AMSTERDAM (Reuters) - Two Dutch TV hosts cooked and ate each other's flesh, sampling fried buttock and fried belly, and pushing the boundaries of bad taste on Wednesday night in a program aired by Dutch broadcaster BNN.
A butcher advised presenters Dennis Storm and Valerio Zeno on which were the best cuts of human flesh, and a surgeon removed the strips of muscle from Storm's left buttock cheek and Zeno's abdomen.
A chef fried the flesh, and served it to Storm and Zeno with green asparagus on the side.
Zeno described the experience as similar to eating a piece of car tyre, and took a while to swallow his food on air.
Storm cleaned his plate a bit faster, and jokingly likened his own "meat" to Kobe beef because he takes good care of his body and health.
"It's sick," said Anna Mees, 25, who watched the show.
Storm and Zeno said they got the idea after seeing the film "Alive" about how members of a rugby team ate human flesh to survive after their plane crashed in a remote spot.
"Since then I have always wondered what human flesh would taste like," Zeno told Reuters.
Both Zeno and Storm said they would not do it again because it would involve more surgery.
Cannibalism is legal in the Netherlands.
"Only when it involves maltreatment or when it violates common decency is cannibalism illegal," Gerard Spong, a Dutch lawyer who specialises in criminal law, told Reuters.
Some media, citing BNN, reported that the stunt, shown on science program "Guinea Pigs," was a hoax.
But BNN press officer Thijs Verheij told Reuters that BNN had never said it was a hoax and that the flesh-tasting really took place.
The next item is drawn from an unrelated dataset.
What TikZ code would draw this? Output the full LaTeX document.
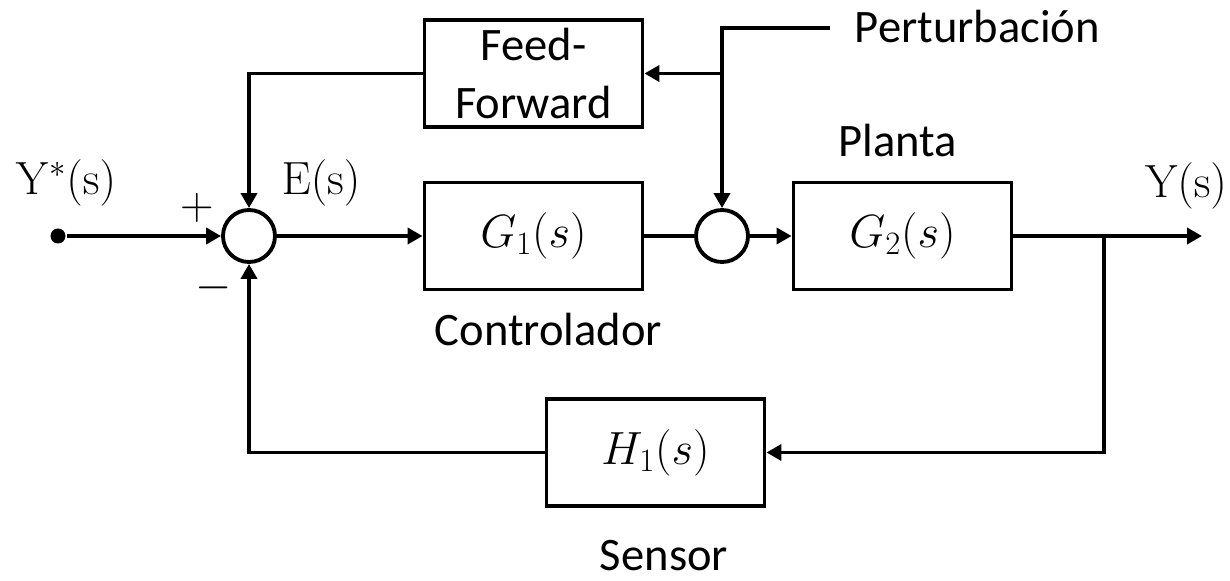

Zeno showed Reuters a scar on his belly where his flesh was removed.
The Netherlands has become a breeding ground for new TV formats, and brought the reality show "Big Brother" to the world in 1999.
In 2007, BNN aired a "donor show" where an allegedly terminally ill woman would donate her kidney to one of three candidates with a kidney problem.
At the end of that show, the presenter announced that the woman was an actress and that the show was a hoax, and that the intention had been to shock people into the realisation that the country lacked enough donors.